Suasana hening. Semakin hening. Sang pemateri terheran-heran, kenapa tidak ada respon sedikit pun dari peserta. Buru-buru ia mengenakan kembali kaca matanya yang ia lepaskan semenjak mati lampu tadi. Gubrak...!!! Terhenyaklah dia, ternyata semua peserta telah terkulai di mejanya, terbuai dengan mimpinya masing-masing. Mereka semua telah kelelahan.

Jam telah menunjukkan angka 00.17.

3 komentar:

  1. Saya bingung mengambil hikmah tulisan ini, tapi mungkin bahwa apa yang kita persepsikan itu bisa menjadikan kita seperti yang dipersepsikan, kalau kita yakin bisa maka akhirnya bisa...

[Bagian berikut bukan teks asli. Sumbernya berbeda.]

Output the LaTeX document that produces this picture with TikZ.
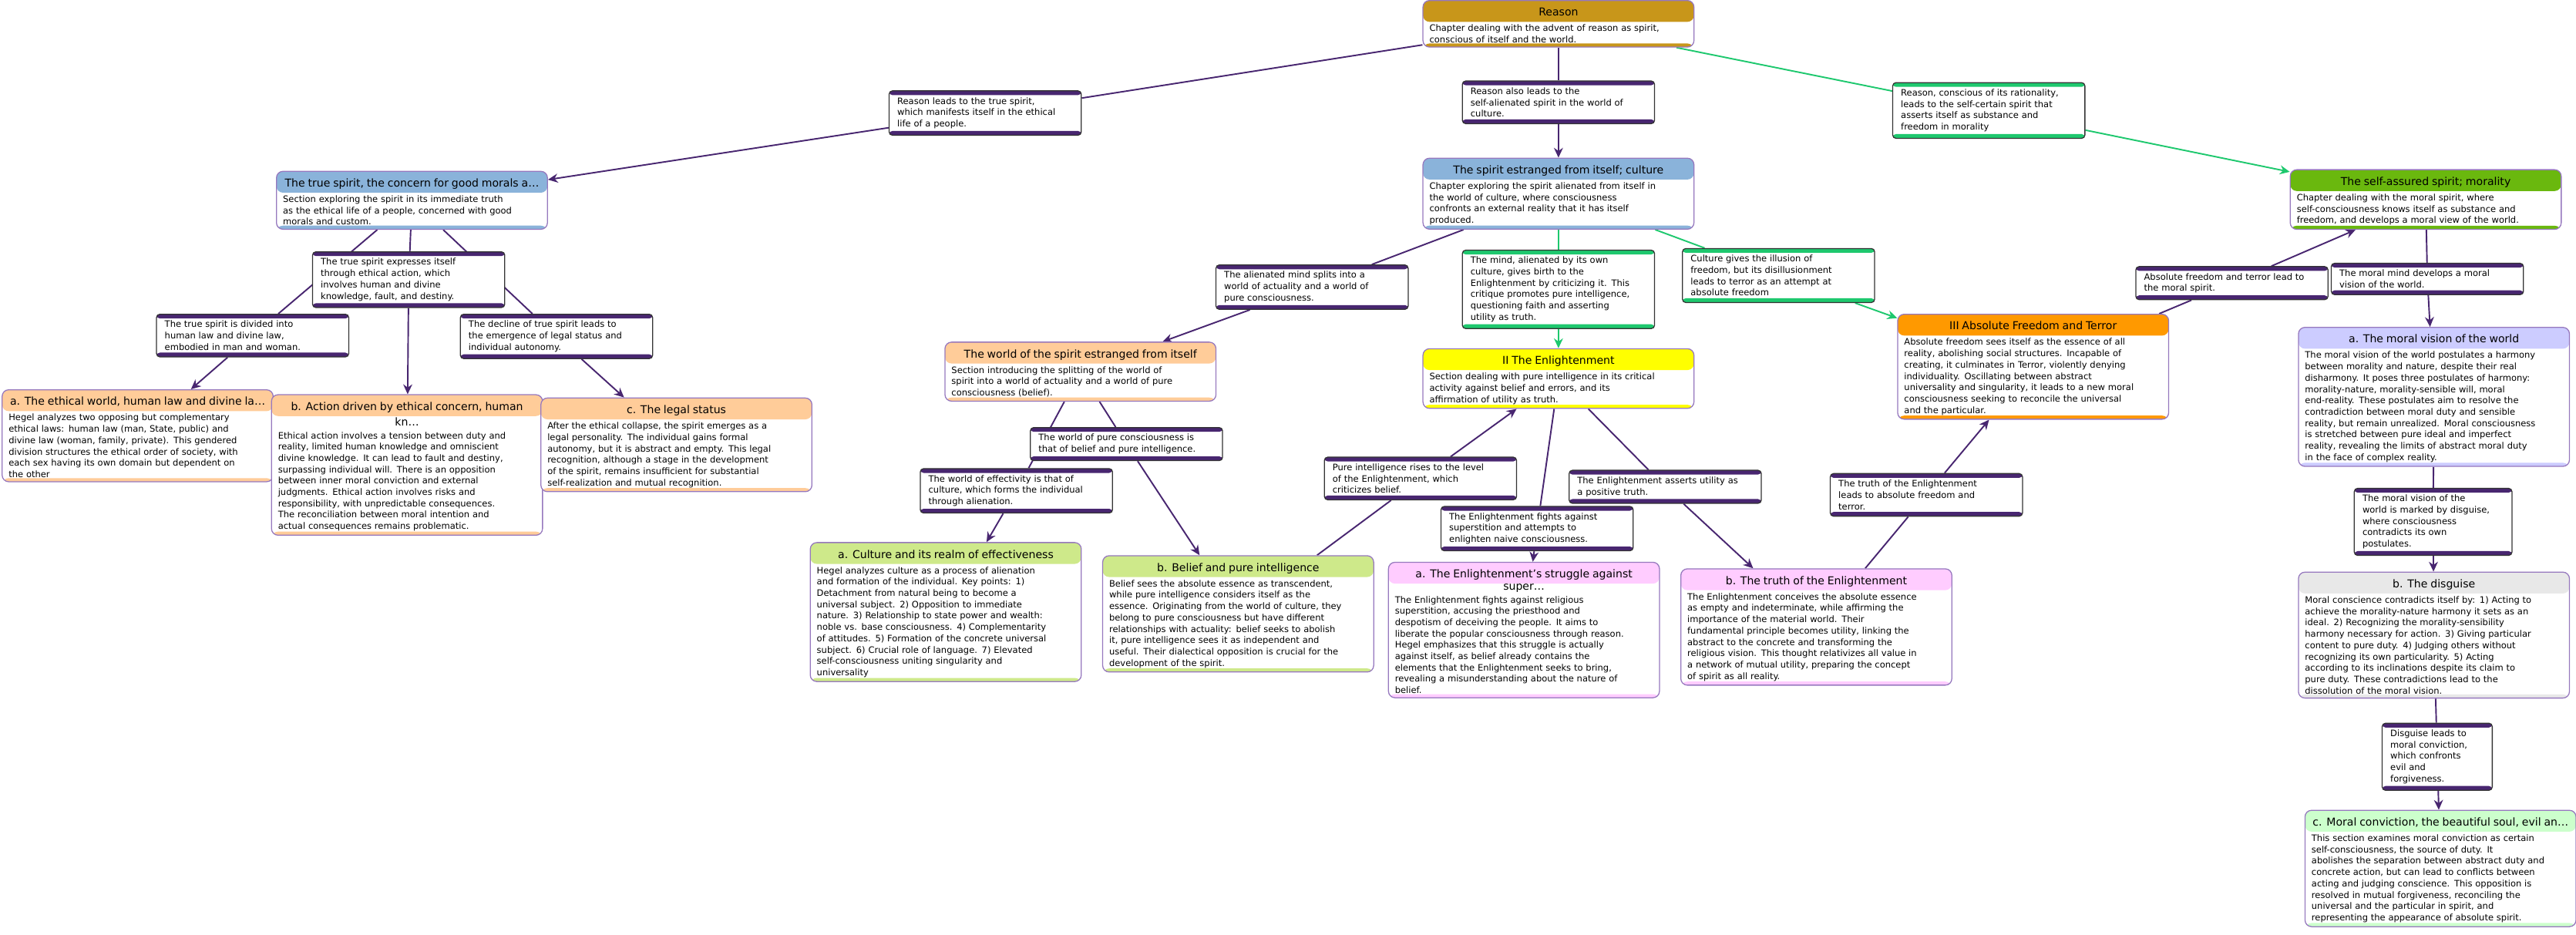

    Dari sisi yang lain, tu trainer keterlaluan lho.. sebagai trainer saya tidak bakalan menggunakan metode dia untuk "menyiksa" para peserta

    BalasHapus
  2. Huehe... itu cuma cerita aja kok mas. Intinya adalah bagaimana agar kita selalu mempersipkan baik diri kita. Tidak terlalu underestimated dengan kemampuan dan poatensi diri.